IV. И вот, когда после многих бедствий и опасностей я возвратился к покою4 и твердо решился остаток жизни провести вдали от государственных дел, у меня и в мыслях не было ни расточить драгоценный досуг в беспечной праздности, ни целиком отдаться земледелию или охоте — рабским обязанностям. Нет, вернувшись к тому начинанию, к той страсти, от которых оторвало меня проклятое честолюбие, я надумал писать историю римского народа — по частям, которые мне представлялись достопамятными, — тем более что душа освободилась от надежд, страха и приверженности к одному из враждующих на государственном поприще станов.

Итак, я кратко и как можно ближе к истине расскажу о заговоре Катилины; событие это я полагаю в высшей степени знаменательным — по особой опасности преступления. Но прежде чем начать, надобно в нескольких словах изобразить натуру Катилины.

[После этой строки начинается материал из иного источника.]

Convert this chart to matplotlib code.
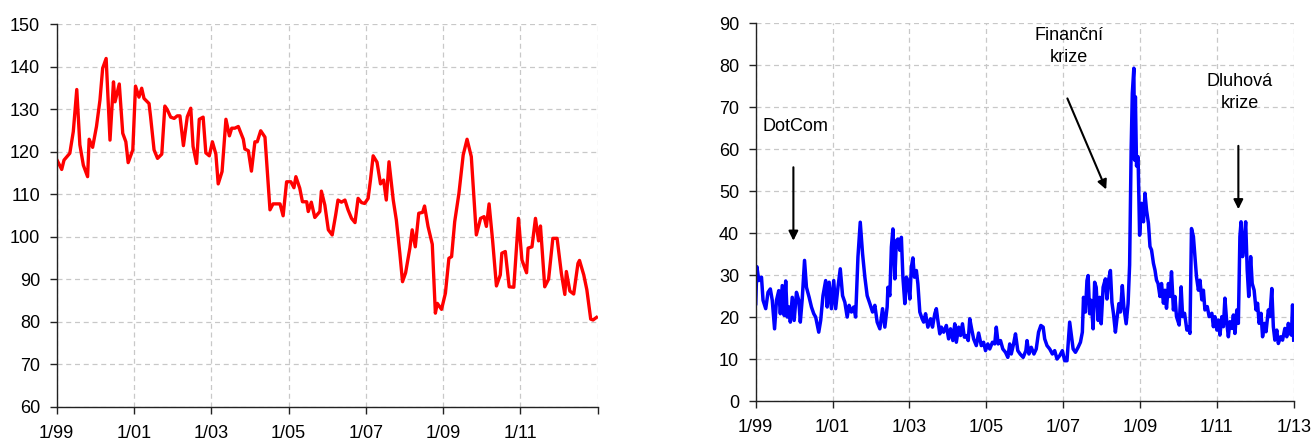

V. Луций Катилина происходил из знатного рода и отличался большою силою духа и тела, нравом же скверным и развращенным. Еще мальчишкою полюбил он междоусобицы, резню, грабежи,5 гражданские смуты, в них и закалял себя смолоду. Телом был невероятно терпелив к голоду, к стуже, к бессоннице. Духом — дерзок, коварен, переменчив, лицемер и притворщик, готовый на любой обман, жадный до чужого, расточитель своего; в страстях необуздан, красноречия отменного, мудрости невеликой. Неуемный, он всегда рвался к чему-то черезмерному, невероятному, слишком высокому. После единовластия Луция Суллы6 его охватило неистовое желание стать хозяином государства; каким образом достигнет он своей цели, ему было все равно — лишь бы добраться до власти. Наглая его отвага со дня на день росла, подстрекаемая нуждою в деньгах и нечистою совестью, и оба стрекала были отточены пороками, которые я назвал выше. Вдобавок его распаляло всеобщее падение нравов, страдавших от двух тяжелейших, хотя и противоположных зол — роскоши и алчности.